Argus did say that Oracle is at risk from smaller and faster cloud services specialists like Salesforce.com Inc. (NYSE: CRM). What the firm was more concerned with was a potential vulnerability of Oracle’s core database software offerings. The report said”
It is unclear whether the company can protect, let alone expand, both its software and hardware businesses as enterprises move away from the data center and toward cloud-based solutions. We are lowering our FY14 EPS estimate to $2.90 from $2.93 as Oracle’s fiscal 3Q14 results came in $0.03 below our estimate. We are maintaining our FY15 forecast at $3.13.
Argus is looking for Oracle to grow its earnings by 10% annually over the next five years. Still, the firm lowered its long-term rating to Hold from Buy as well. Other analyst calls seen on Thursday were as follows:
- Canaccord Genuity said, “Respectable but unexceptional quarter against fairly easy comparisons.”
- Citigroup maintained its Buy rating, but raised its price target to $44 from $39.
- Credit Suisse maintained its Outperform rating with a $40 price target, and it remained on the firm’s Focus list. Its outlook was that Oracle stands to benefit from several drivers during 2014 and into 2015.
- FBR Capital Markets said that Oracle came up short in license revenues, but accelerated booking in the SaaS business. This speaks to its sales force expansion and move to the cloud to drive growth in the 12 to 18 months. The firm believes the company is headed in the right direction.

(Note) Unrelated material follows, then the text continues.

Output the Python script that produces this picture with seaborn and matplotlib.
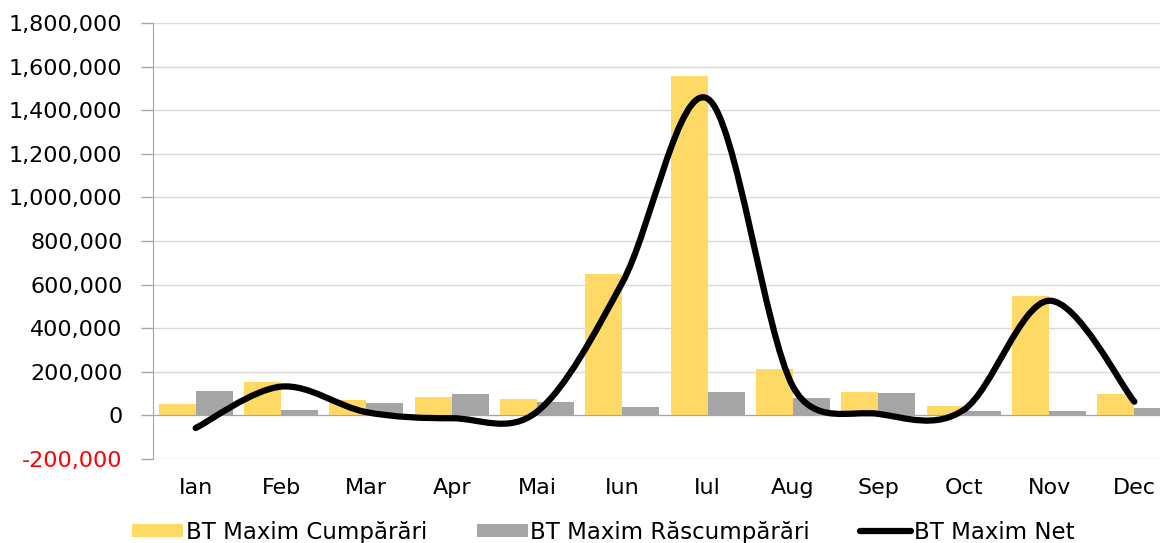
import numpy as np
import pandas as pd
import matplotlib
matplotlib.use("Agg")
import matplotlib.pyplot as plt
import seaborn as sns
from matplotlib.path import Path
from matplotlib.patches import PathPatch, Patch
from matplotlib.lines import Line2D
from matplotlib.ticker import FixedLocator, NullFormatter

months = ["Ian", "Feb", "Mar", "Apr", "Mai", "Iun", "Iul", "Aug", "Sep", "Oct", "Nov", "Dec"]
cumparari = [52000, 155000, 72000, 83000, 77000, 649000, 1559000, 213000, 109000, 45000, 546000, 98000]
rascumparari = [110000, 23000, 57000, 96000, 60000, 40000, 106000, 81000, 102000, 20000, 20000, 35000]
net = [c - r for c, r in zip(cumparari, rascumparari)]

series_names = ["BT Maxim Cumpărări", "BT Maxim Răscumpărări", "BT Maxim Net"]
y_ticks = [-200000, 0, 200000, 400000, 600000, 800000, 1000000, 1200000, 1400000, 1600000, 1800000]

YELLOW = "#FFD966"
GREY = "#A5A5A5"

sns.set_style("white")
plt.rcParams["font.family"] = ["DejaVu Sans"]
plt.rcParams["font.size"] = 16
plt.rcParams["text.color"] = "black"

df = pd.DataFrame({
    "luna": months * 2,
    "valoare": cumparari + rascumparari,
    "serie": [series_names[0]] * 12 + [series_names[1]] * 12,
})

fig = plt.figure(figsize=(11.6, 5.43), dpi=100)
ax = fig.add_axes([153 / 1160, 84 / 543, 1024 / 1160, 436 / 543])

sns.barplot(data=df, x="luna", y="valoare", hue="serie", order=months,
            hue_order=series_names[:2], palette=[YELLOW, GREY], saturation=1,
            width=0.87, errorbar=None, linewidth=0, legend=False, ax=ax, zorder=2)

ax.set_xlim(-0.5, len(months) - 0.5)
ax.set_ylim(-200000, 1800000)

# linia neta, netezita ca in Excel (bezier prin puncte, manere limitate la jumatate de segment)
pts = np.column_stack([np.arange(len(net), dtype=float), np.array(net, dtype=float)])
disp = ax.transData.transform(pts)


def dist(a, b):
    return float(np.hypot(*(disp[a] - disp[b])))


verts = [tuple(pts[0])]
codes = [Path.MOVETO]
n = len(pts)
for i in range(n - 1):
    i0 = max(i - 1, 0)
    i3 = min(i + 2, n - 1)
    d12 = dist(i, i + 1)
    d02 = dist(i0, i + 1)
    d13 = dist(i, i3)
    f0 = 1 / 6 if d02 / 6 < d12 / 2 else d12 / (2 * d02)
    f3 = 1 / 6 if d13 / 6 < d12 / 2 else d12 / (2 * d13)
    c1 = pts[i] + (pts[i + 1] - pts[i0]) * f0
    c2 = pts[i + 1] - (pts[i3] - pts[i]) * f3
    verts += [tuple(c1), tuple(c2), tuple(pts[i + 1])]
    codes += [Path.CURVE4] * 3
ax.add_patch(PathPatch(Path(verts, codes), fill=False, edgecolor="black", lw=4.5,
                       capstyle="round", joinstyle="round", zorder=4))

ax.set_xlabel("")
ax.set_ylabel("")

ax.set_yticks(y_ticks)
ax.set_yticklabels([f"{v:,}" for v in y_ticks])
for lbl, v in zip(ax.get_yticklabels(), y_ticks):
    lbl.set_color("#FF0000" if v < 0 else "black")
ax.grid(axis="y", color="#D9D9D9", linewidth=1, zorder=0)
ax.set_axisbelow(True)

for s in ["top", "right"]:
    ax.spines[s].set_visible(False)
ax.spines["left"].set_color("#A6A6A6")
ax.spines["bottom"].set_color("#A6A6A6")
ax.spines["bottom"].set_position(("data", 0))
ax.spines["bottom"].set_zorder(3)

ax.xaxis.set_major_locator(FixedLocator(np.arange(0.5, len(months) - 0.5, 1.0)))
ax.xaxis.set_major_formatter(NullFormatter())
ax.set_xticks(np.arange(len(months)), minor=True)
ax.set_xticklabels(months, minor=True)
ax.tick_params(axis="x", which="major", direction="out", length=6, color="#A6A6A6", width=1)
ax.tick_params(axis="x", which="minor", length=0, pad=45, labelsize=16, labelcolor="black")
ax.tick_params(axis="y", direction="out", length=9, color="#A6A6A6", width=1, pad=13,
               labelsize=16, left=True)

handles = [
    Patch(facecolor=YELLOW, edgecolor="none"),
    Patch(facecolor=GREY, edgecolor="none"),
    Line2D([0], [0], color="black", lw=4.5, solid_capstyle="round"),
]
fig.legend(handles, series_names, loc="center", bbox_to_anchor=(0.52, 0.02), ncol=3,
           frameon=False, fontsize=16.5, handlelength=2.2, handleheight=0.55,
           handletextpad=0.12, columnspacing=2.2, labelcolor="black")

fig.savefig("out.png", dpi=100)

- Jefferies maintained its Hold rating but raised its target price to $38 from $37.
- Merrill Lynch maintained its Buy rating and $44 price target. The firm said, “We view this pullback as a buying opportunity. Cloud bookings grew 60%+ (Fusion apps grew triple digits), and 30%+ organic, including 65 seven or eight figure deals.”
- Morningstar maintained its Hold rating.
- Oppenheimer maintained a Perform rating, citing execution risk and less model predictability.
- S&P Capital IQ maintained its Hold rating.
- Stifel Nicolaus maintained its Buy rating on Oracle, and actually adjusted its price target up to $43 from $40 in the call.
- Zacks maintained its Zacks Rank #4 (Sell) rating, based on no dividend hike depicted and competition from Microsoft, IBM, and others.
After about 90 minutes of trading, Oracle shares were down only two cents to $38.52.